Cook the pasta according to the package. While the pasta is cooking add the remaining ingredients in a large bowl and toss with the olive oil 1 tbs at a time until the mixture is lightly covered in olive oil, and set aside. Once the pasta is ready drain and gently mix into the bowl, adding more olive oil if need be. 

Serve warm or cold.

Saturday, April 2, 2011

Cranberry & Pecan Quinoa

- 2 cups of cooked qunioa- cooled to room temp
- 1/2 cup pecans
- 1/2 cup cranberries
- 8 oz of buffalo mozzarella - diced
- 3 stalks of celery- chopped
- 1/4 cup of chopped green onions

- 2 tbs balsamic
- splash of lemon juice
- 2 tsp of dijon mustard
- 2 tbs olive oil
* Add the first 3 ingredients in a bowl and mix then slowly add in the olive oil.

Once the qunioa is cooled fold in the pecans, cranberries, celery, mozzarella and green onions. Then stir in the dressing. Serve cold.

Open Faced Pear Walnut Sandwich

- Cream Cheese
- 2 slices of cinnamon raisin bread or 1 bagel
- 2-3 tbs. of chopped walnuts
- 1 large Bosc or Barlett pear- sliced
- 1/2 cup of alfalfa sprouts

Spread the cream cheese on the bagel or bread. Then sprinkle the walnuts over the cream cheese,. Top each slice with sliced pears then alfalfa sprouts.

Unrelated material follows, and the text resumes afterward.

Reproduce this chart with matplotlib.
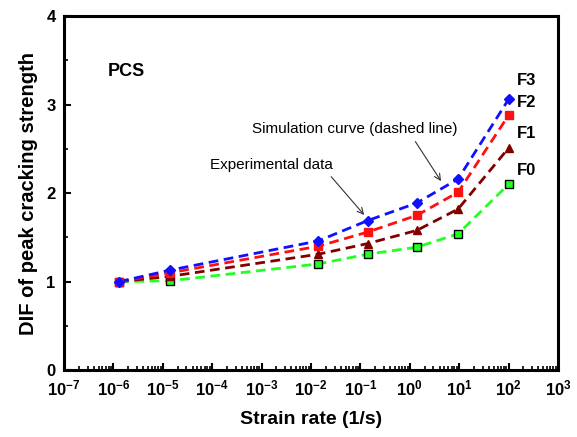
import matplotlib
matplotlib.use('Agg')
import matplotlib.pyplot as plt
import matplotlib.ticker as ticker

plt.rcParams['font.family'] = ['Liberation Sans', 'DejaVu Sans']
plt.rcParams['mathtext.fontset'] = 'custom'
plt.rcParams['mathtext.rm'] = 'Liberation Sans:bold'
plt.rcParams['mathtext.it'] = 'Liberation Sans:bold'
plt.rcParams['mathtext.bf'] = 'Liberation Sans:bold'

# strain rates of the test groups (1/s)
strain_rate = [1.3e-6, 1.4e-5, 1.4e-2, 1.4e-1, 1.4, 9.5, 100]

# DIF of peak cracking strength for each fibre content
dif_f0 = [1.00, 1.01, 1.20, 1.31, 1.39, 1.54, 2.10]
dif_f1 = [1.00, 1.06, 1.31, 1.43, 1.58, 1.82, 2.51]
dif_f2 = [1.00, 1.10, 1.40, 1.56, 1.75, 2.01, 2.88]
dif_f3 = [1.00, 1.13, 1.46, 1.69, 1.89, 2.16, 3.06]

series = [
    ('F0', dif_f0, '#22ff22', 's', 'black'),
    ('F1', dif_f1, '#800000', '^', '#800000'),
    ('F2', dif_f2, '#ff1010', 's', '#ff1010'),
    ('F3', dif_f3, '#1010ff', 'D', '#1010ff'),
]
label_y = {'F0': 2.26, 'F1': 2.67, 'F2': 3.03, 'F3': 3.27}


def pow10(val, pos):
    return r'$\mathbf{10^{%d}}$' % round(__import__('math').log10(val))


fig = plt.figure(figsize=(5.77, 4.37), dpi=100)
ax = fig.add_axes([0.111, 0.153, 0.856, 0.81])

for name, vals, col, mk, edge in series:
    ax.plot(strain_rate, vals, linestyle=(0, (3.5, 2)), color=col, linewidth=2.0, zorder=2)
    ax.plot(strain_rate, vals, linestyle='none', marker=mk, markersize=6 if mk != 'D' else 5.5,
            markerfacecolor=col, markeredgecolor=edge, markeredgewidth=1.0, zorder=3)
    ax.text(150, label_y[name], name, fontsize=12, fontweight='bold', ha='left', va='center')

ax.set_xscale('log')
ax.set_xlim(1e-7, 1e3)
ax.set_ylim(0, 4)
ax.xaxis.set_major_locator(ticker.LogLocator(base=10, numticks=20))
ax.xaxis.set_minor_locator(ticker.LogLocator(base=10, subs=range(2, 10), numticks=20))
ax.xaxis.set_major_formatter(ticker.FuncFormatter(pow10))
ax.xaxis.set_minor_formatter(ticker.NullFormatter())
ax.yaxis.set_major_locator(ticker.MultipleLocator(1))
ax.yaxis.set_minor_locator(ticker.MultipleLocator(0.5))

ax.tick_params(which='both', direction='in', top=False, right=False, labelsize=12)
ax.tick_params(which='major', length=5, width=1.5, pad=6)
ax.tick_params(which='minor', length=3, width=1.2)
for lbl in ax.get_yticklabels():
    lbl.set_fontweight('bold')
for sp in ax.spines.values():
    sp.set_linewidth(2.2)

ax.set_xlabel('Strain rate (1/s)', fontsize=14, fontweight='bold', labelpad=9)
ax.set_ylabel('DIF of peak cracking strength', fontsize=14.5, fontweight='bold', labelpad=6)

ax.text(1.85e-6, 3.37, 'PCS', fontsize=13, fontweight='bold', ha='center', va='center')

ax.annotate('Simulation curve (dashed line)', xy=(4.6, 2.11), xytext=(0.076, 2.72),
            fontsize=11, ha='center', va='center',
            arrowprops=dict(arrowstyle='->', color='#333333', lw=0.8, relpos=(0.78, 0.0)))
ax.annotate('Experimental data', xy=(0.13, 1.73), xytext=(1.6e-3, 2.32),
            fontsize=11, ha='center', va='center',
            arrowprops=dict(arrowstyle='->', color='#333333', lw=0.8, relpos=(0.95, 0.0)))

fig.savefig('out.png', dpi=100)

** Really yummy and goes well with Cranberry Pecan Quinoa Salad**

Thursday, March 24, 2011

Lentil Stuffed Bell Peppers

1/2 onion, sliced
4 bell peppers, tops cut off and de-seeded
1 package of cooked lentils (trader joes has the best)
1 clove of garlic
1/2 cup of tomoato sauce or marinara
2 cups of cooked brown rice
slices of jack cheese
Garlic Powder

1. Preheat oven to 400.
2. Saute onion and garlic in a pan for 2-3 minutes.
3. Add lentils, brownn rice, tomoato sauce and seasoning. Stir until warm.
4. Fill the peppers with the rice/lentil mix and top with sliced cheese.
5. Bake for 20-25 minutes or until the cheese starts to brown.

Sunday, March 20, 2011

Easy Applesauce

4-5 apples - peeled, cored &sliced
1 cinnamon stick
2 tbs brown sugar
1 tsp cinnamon

Place 3/4 cup of water, cinnamon stick and apples into a large pot. Bring to a boil, reduce heat to medium heat and cook until the apple slices until they are tender. Remove the cinnamon stick, add the sugar and  Use a potato masher or immersion blender and mash up the apples. Let it cook on low a little longer until the water has been cooked out and you have a good thick applesauce.

- Taste great with yogurt, granola, oatmeal or just by itself

Blackberry Applesauce
1 pint of fresh black berries

Follow the recipe above. While the apples are boiling place the black berries in the food processor and puree. Pour the puree through a strainer to remove the seeds and mix into the applesauce.